The government is using American’s tax money to create the misery of airport security and then getting even more revenues from slightly alleviating the pain. This is like paying a bumbling electrician to wire your house, incurring the heartache of an electrical fire, and then having him offer to charge you to fix his botched handiwork so that a similar conflagration will never happen again.

In fact, it’s even worse than this. What if you discovered that you had given to a charity that provides scholarships to vocational schools, and the incompetent electrician had received one of the scholarships? You would have inadvertently contributed to your own problem. Likewise, many Americans frequently ignore that numerous Islamist terrorists, including Osama bin Laden, have given their reason for attacking the United States as its profligate interventions in Muslim countries. As is frequently the case, the government has helped cause the security problem that it rides to the rescue to save the public from. Even American military interventions allegedly designed to battle terrorism – Afghanistan/Pakistan, Yemen, and Iraq – have led to…well…more terrorism. The attempted Times Square bombing was in retaliation for the US drone campaign in Pakistan, the attempted underwear bombings were in retaliation for US airstrikes and drone attacks in Yemen, and the US invasion of Iraq spawned a worldwide spike in terrorism and the creation of Al Qaeda in Iraq, which killed US forces and is still killing Iraqis long after the United States troops have withdrawn.

Every government security program needs a threat, and the sensationalist media is a willing accomplice to the government’s exaggeration of the terrorist menace. The average American’s chances of ever being killed by a terrorist is about the same as his or her chances of being struck by an asteroid and less than the change of being struck by lightning. Even more rare is the chance of getting killed by a terrorist in an airplane. Mark Stewart, a researcher on risk, calculated that even smaller probability at one in 90 million.

And airline travel likely would have become much safer after 9/11 even had the government done nothing at all. Under the old paradigm for dealing with airline hijacking, aircrews and passengers cooperated, expecting that they would be released eventually after the hijackers got their publicity. That paradigm changed permanently during the 9/11 episode, as the passengers and crew aboard the fourth plane over Pennsylvania heard that the other three aircraft that had hit the World Trade Center and the Pentagon had been used as suicide missiles. The subsequent thwarting of the underwear and shoe bombings also have demonstrated just how surly passengers and crews on commercial airliners have become.
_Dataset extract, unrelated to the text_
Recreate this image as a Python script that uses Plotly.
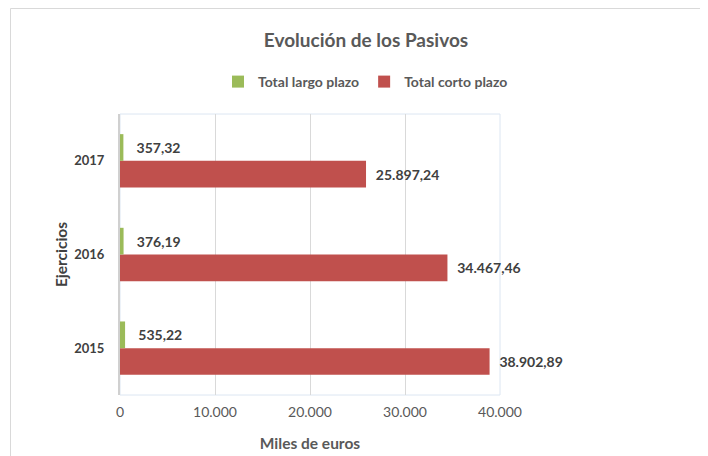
import plotly.graph_objects as go

years = ["2015", "2016", "2017"]
largo_plazo = [535.22, 376.19, 357.32]
corto_plazo = [38902.89, 34467.46, 25897.24]
x_ticks = [0, 10000, 20000, 30000, 40000]

FONT = "Lato"
OFF = 8  # page offset of the rendered figure
W, H = 708, 456
L, T = 120 - OFF, 114 - OFF
pw, ph = 380, 281
R, B = W - L - pw, H - T - ph

def sx(px):  # screen px -> paper x
    return (px - OFF - L) / pw

def sy(py):  # screen px -> paper y
    return (T + ph - (py - OFF)) / ph

label_font = dict(family=FONT, size=14, color="#404040", weight="bold")

fig = go.Figure()
fig.add_trace(go.Bar(
    name="Total corto plazo", y=years, x=corto_plazo, orientation="h",
    marker=dict(color="#C0504D", line=dict(width=0)),
    texttemplate="\u00a0\u00a0%{x:,.2f}", textposition="outside",
    textfont=label_font, cliponaxis=False, constraintext="none", legendrank=2,
))
fig.add_trace(go.Bar(
    name="Total largo plazo", y=years, x=largo_plazo, orientation="h",
    marker=dict(color="#9BBB59", line=dict(width=0)),
    texttemplate="\u00a0\u00a0\u00a0%{x:,.2f}", textposition="outside",
    textfont=label_font, cliponaxis=False, constraintext="none", legendrank=1,
))

fig.update_layout(
    width=W, height=H, autosize=False,
    margin=dict(l=L, r=R, t=T, b=B, pad=0),
    paper_bgcolor="white", plot_bgcolor="white",
    separators=",.",
    barmode="group", bargap=0.43, bargroupgap=0,
    font=dict(family=FONT, color="#595959"),
    title=dict(text="Evolución de los Pasivos", xref="container", x=(366 - OFF) / W, xanchor="center",
               yref="container", y=1 - (40 - OFF) / H, yanchor="middle",
               font=dict(family=FONT, size=19, color="#595959", weight="bold")),
    legend=dict(orientation="h", xref="container", yref="container",
                x=(218 - OFF) / W, xanchor="left", y=1 - (82 - OFF) / H, yanchor="middle",
                font=dict(family=FONT, size=14, color="#595959", weight="bold"),
                itemwidth=30, traceorder="normal", bgcolor="rgba(0,0,0,0)"),
    xaxis=dict(range=[0, 40000], tickvals=x_ticks, tickformat=",.0f",
               showgrid=True, gridcolor="#D9D9D9", gridwidth=1, zeroline=False,
               showline=False, ticks="", ticklabelstandoff=7,
               tickfont=dict(family=FONT, size=14, color="#595959"),
               title=dict(text="Miles de euros", standoff=19,
                          font=dict(family=FONT, size=15.5, color="#595959", weight="bold"))),
    yaxis=dict(type="category", categoryorder="array", categoryarray=years,
               showgrid=False, zeroline=False, showline=True, linecolor="#D0D0D0", linewidth=2,
               ticks="", ticklabelstandoff=11,
               tickfont=dict(family=FONT, size=13, color="#404040", weight="bold"),
               title=dict(text="Ejercicios", standoff=3,
                          font=dict(family=FONT, size=15.5, color="#404040", weight="bold"))),
    shapes=[
        dict(type="rect", xref="paper", yref="paper", x0=0, x1=1, y0=0, y1=1,
             line=dict(color="#DCE6F2", width=1), layer="below"),
        dict(type="rect", xref="paper", yref="paper",
             x0=sx(10.5), x1=sx(730), y0=sy(480), y1=sy(8.5),
             line=dict(color="#D9D9D9", width=1), layer="below"),
    ],
)

fig.write_html("out.html")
Of course, all this evidence buttresses the argument that TSA airport security is excessive for the rarity of the threat and in the face of the better intrinsic security already provided from enhanced vigilance by passengers and crew. It would also point to avoiding needless US interventions in Muslim countries, thereby reducing blowback terrorism even further.

Compared to NSA’s confiscation of US citizens’ phone records, however, Americans can take some comfort that TSA’s PreCheck program is voluntary – at least for now. Yet in the past, government experimentation has become permanent, which in this case, would then require every American to undergo fingerprinting and a background check to be eligible to take commercial flights. In other words, as government’s thirst for security mounts, its “no-fly” list, which includes names of suspected terrorists, eventually could be replaced by a “OK to fly” list. So you think this scenario is outlandish and would never happen? But then who would have ever predicted that we would be required to disrobe – either physically or electronically – before boarding a plane.